Restoring the native understory could be more of a problem: the grass smothers other plants as well as koa, and may be altering the soil in ways that make it less hospitable to forest plants. But that problem pales, compared to a new threat: the Lingle Administration's drive for energy independence.
I recently reported in the Honolulu Weekly about the efforts of a company called Hawaii Sunfuels to start a plant here that would convert biomass to diesel fuel. To supply that operation, the company wants to plant thousands of acres of non-native eucalyptus trees on current "ranch land" under the DLNR's stewardship. But in two recent public meetings in Hilo and Honoka'a, it became clear that Sunfuels is only one participant in a new land rush: at least five different companies, maybe more, have designs on DLNR lands for biofuel production. Much of that land is currently leased to ranchers and is the same kind of remnant koa forest that I've been describing.
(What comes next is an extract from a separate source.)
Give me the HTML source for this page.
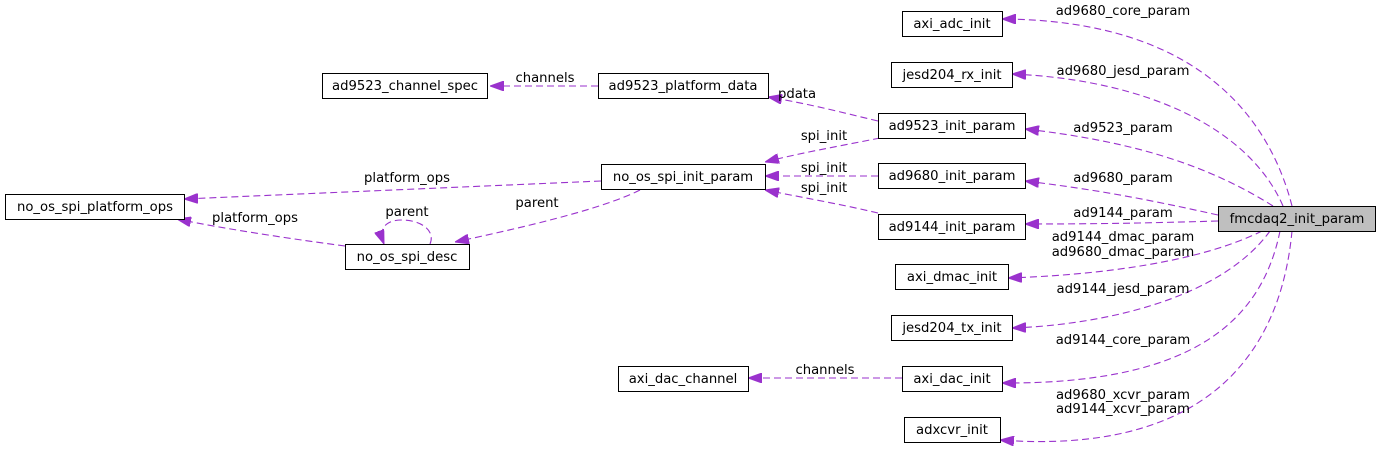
<!DOCTYPE html>
<html><head><meta charset="utf-8"><style>
html,body{margin:0;padding:0;background:#fff;width:1380px;height:453px;overflow:hidden}
svg text{font-family:"DejaVu Sans","Liberation Sans",sans-serif;font-size:13.2px;fill:#000}
.b{fill:#fff;stroke:#000;stroke-width:1}
.e{fill:none;stroke:#9a32cd;stroke-width:1.1;stroke-dasharray:7,4}
</style></head><body>
<svg width="1380" height="453" viewBox="0 0 1380 453" xmlns="http://www.w3.org/2000/svg">
<defs><marker id="a" markerUnits="userSpaceOnUse" markerWidth="14" markerHeight="10" refX="14" refY="5" orient="auto"><path d="M0,0 L14,5 L0,10 Z" fill="#9a32cd" stroke="#9a32cd"/></marker></defs>
<path class="e" marker-end="url(#a)" d="M1292,206 C1270,120 1200,20 1002,19"/>
<path class="e" marker-end="url(#a)" d="M1283,206 C1250,130 1150,80 1012,74"/>
<path class="e" marker-end="url(#a)" d="M1273,206 C1200,160 1120,140 1025,129"/>
<path class="e" marker-end="url(#a)" d="M1218,215 C1150,200 1100,190 1025,181"/>
<path class="e" marker-end="url(#a)" d="M1218,221 C1150,223 1100,224 1025,224"/>
<path class="e" marker-end="url(#a)" d="M1262,231 C1200,262 1100,275 1008,278"/>
<path class="e" marker-end="url(#a)" d="M1270,231 C1220,300 1100,325 1012,328"/>
<path class="e" marker-end="url(#a)" d="M1280,231 C1260,330 1180,384 1002,383"/>
<path class="e" marker-end="url(#a)" d="M1292,231 C1280,360 1200,455 1000,440"/>
<path class="e" marker-end="url(#a)" d="M598,86 L490,86"/>
<path class="e" marker-end="url(#a)" d="M878,121 C840,112 810,104 768,97"/>
<path class="e" marker-end="url(#a)" d="M880,138 C840,146 800,153 765,162"/>
<path class="e" marker-end="url(#a)" d="M878,176 L765,176"/>
<path class="e" marker-end="url(#a)" d="M878,213 C840,204 800,197 765,190"/>
<path class="e" marker-end="url(#a)" d="M601,181 L184,199"/>
<path class="e" marker-end="url(#a)" d="M640,190 C600,210 520,228 455,242"/>
<path class="e" marker-end="url(#a)" d="M345,246 C300,240 230,230 177,219"/>
<path class="e" marker-end="url(#a)" d="M430,244 C436,230 420,220 402,220 C386,220 378,228 384,244"/>
<path class="e" marker-end="url(#a)" d="M902,378 L748,378"/>
<rect class="b" x="902.5" y="11.5" width="100" height="25"/><text x="952" y="28" text-anchor="middle">axi_adc_init</text>
<rect class="b" x="891.5" y="62.5" width="121" height="25"/><text x="952" y="79" text-anchor="middle">jesd204_rx_init</text>
<rect class="b" x="878.5" y="113.5" width="147" height="25"/><text x="952" y="130" text-anchor="middle">ad9523_init_param</text>
<rect class="b" x="878.5" y="163.5" width="147" height="25"/><text x="952" y="180" text-anchor="middle">ad9680_init_param</text>
<rect class="b" x="878.5" y="214.5" width="147" height="25"/><text x="952" y="231" text-anchor="middle">ad9144_init_param</text>
<rect x="1218.5" y="206.5" width="157" height="25" fill="#bfbfbf" stroke="#000"/><text x="1297" y="223" text-anchor="middle">fmcdaq2_init_param</text>
<rect class="b" x="322.5" y="73.5" width="165" height="25"/><text x="405" y="90" text-anchor="middle">ad9523_channel_spec</text>
<rect class="b" x="598.5" y="73.5" width="170" height="25"/><text x="683" y="90" text-anchor="middle">ad9523_platform_data</text>
<rect class="b" x="601.5" y="164.5" width="164" height="25"/><text x="683" y="181" text-anchor="middle">no_os_spi_init_param</text>
<rect class="b" x="5.5" y="194.5" width="179" height="25"/><text x="95" y="211" text-anchor="middle">no_os_spi_platform_ops</text>
<rect class="b" x="345.5" y="244.5" width="124" height="25"/><text x="407" y="261" text-anchor="middle">no_os_spi_desc</text>
<rect class="b" x="895.5" y="264.5" width="113" height="25"/><text x="952" y="281" text-anchor="middle">axi_dmac_init</text>
<rect class="b" x="891.5" y="315.5" width="121" height="25"/><text x="952" y="332" text-anchor="middle">jesd204_tx_init</text>
<rect class="b" x="902.5" y="366.5" width="100" height="25"/><text x="952" y="383" text-anchor="middle">axi_dac_init</text>
<rect class="b" x="618.5" y="366.5" width="130" height="25"/><text x="683" y="383" text-anchor="middle">axi_dac_channel</text>
<rect class="b" x="904.5" y="417.5" width="96" height="25"/><text x="952" y="434" text-anchor="middle">adxcvr_init</text>
<g text-anchor="middle">
<text x="1123" y="15">ad9680_core_param</text>
<text x="1123" y="75">ad9680_jesd_param</text>
<text x="1123" y="132">ad9523_param</text>
<text x="1123" y="182">ad9680_param</text>
<text x="1123" y="217">ad9144_param</text>
<text x="1123" y="241">ad9144_dmac_param</text>
<text x="1123" y="256">ad9680_dmac_param</text>
<text x="1123" y="293">ad9144_jesd_param</text>
<text x="1123" y="344">ad9144_core_param</text>
<text x="1123" y="399">ad9680_xcvr_param</text>
<text x="1123" y="413">ad9144_xcvr_param</text>
<text x="545" y="82">channels</text>
<text x="797" y="98">pdata</text>
<text x="824" y="140">spi_init</text>
<text x="824" y="172">spi_init</text>
<text x="824" y="192">spi_init</text>
<text x="407" y="182">platform_ops</text>
<text x="537" y="207">parent</text>
<text x="407" y="216">parent</text>
<text x="255" y="222">platform_ops</text>
<text x="825" y="374">channels</text>
</g>
</svg>
</body></html>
So far, the debate has been mainly between the biofuel companies and the ranchers, who argue that food-raising should also be a priority. But in fact, most of the cattle that are raised on those ranchlands are still being shipped of to the mainland for "finishing" in feedlot--they're an export cash crop, just like sugarcane used to be. Koa itself could be a cash crop. Thousands of fallen logs could probably still be salvaged from those cowpastures, and the rotten part burned for fuel and the good part sold for lumber, and some of the proceeds plowed back into reforestation. Koa could be intercropped with food or fuel crops such as apples or marijuana. There's an orchard at Keanakolu that was planted experimentally in the mid-20th Century and still produces apples and pears, despite decades of neglect. Woodworker Tai Lake and now-Councilman Kelly Greenwell started a project years ago that rotated apple and koa plantings; after salvage logging, apple trees were planted on the lumber mill site, and will produce for a few decades, then can be cut down and reseeded with koa.
Both energy independence and food independence are urgent and worthy goals. But if we allow those grandmother koas to be replaced with eucalyptus, that's the end of any future for the koa forest. As we search for answers to global warming and peak oil, I hope someone will take notice of that.